VOITURE, VINCENT (1598–1648), French poet, was the son of a rich merchant of Amiens. He was introduced by a school-fellow, the comte d’Avaux, to Gaston d’Orléans, and accompanied him to Brussels and Lorraine on diplomatic missions. Although a follower of Gaston, he won the favour of Richelieu, and was one of the earliest academicians. He also received appointments and pensions from Louis XIII. and Anne of Austria. He published nothing in book form, but his verses and his prose letters were the delight of the coteries, and were copied, handed about and admired more perhaps than the work of any contemporary.
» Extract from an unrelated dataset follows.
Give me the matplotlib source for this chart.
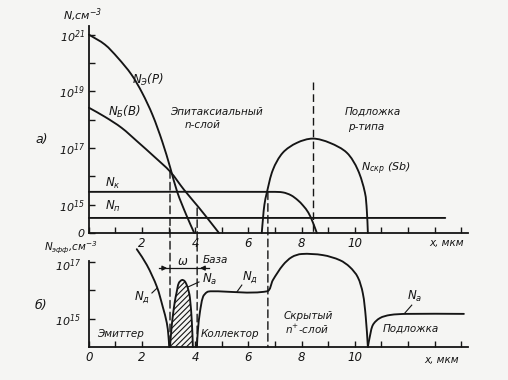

He had been early introduced to the Hôtel de Rambouillet, where he was the especial friend of Julie d’Angennes, who called him her “dwarf king.” His ingenuity in providing amusement for the younger members of the circle ensured his popularity, which was never seriously threatened except by Antoine Godeau, and this rivalry ceased when Richelieu appointed Godeau bishop of Grasse. When at the desire of the duc de Montausier nineteen poets contributed to the Guirlande da Julie, which was to decide the much-fêted Julie in favour of his suit, Voiture refused to take part. The quarrel between the Uranistes and the Jobelins arose over the respective merits of a sonnet of Voiture addressed to a certain Uranie, and of another composed by Isaac de Benserade, till then unknown, on the subject of Job. Another famous piece of his of the same kind, La Belle Matineuse, is less exquisite, but still very admirable, and Voiture stands in the highest rank of writers of vers de société. His prose letters are full of lively wit, and, in some cases, as in the letter on Richelieu’s policy (Letter LXXIV.), show considerable political penetration. He ranks with Jean de Balzac as the chief director of the reform in French prose which accompanied that of Malherbe in French verse. Voiture died at the outbreak of the Fronde, which killed the society to which he was accustomed, on the 26th of May 1648.

See A. Roux. Œuvres de M. de Voiture (Paris, 1856); and C. A. Sainte-Beuve, Causeries du lundi, vol xii.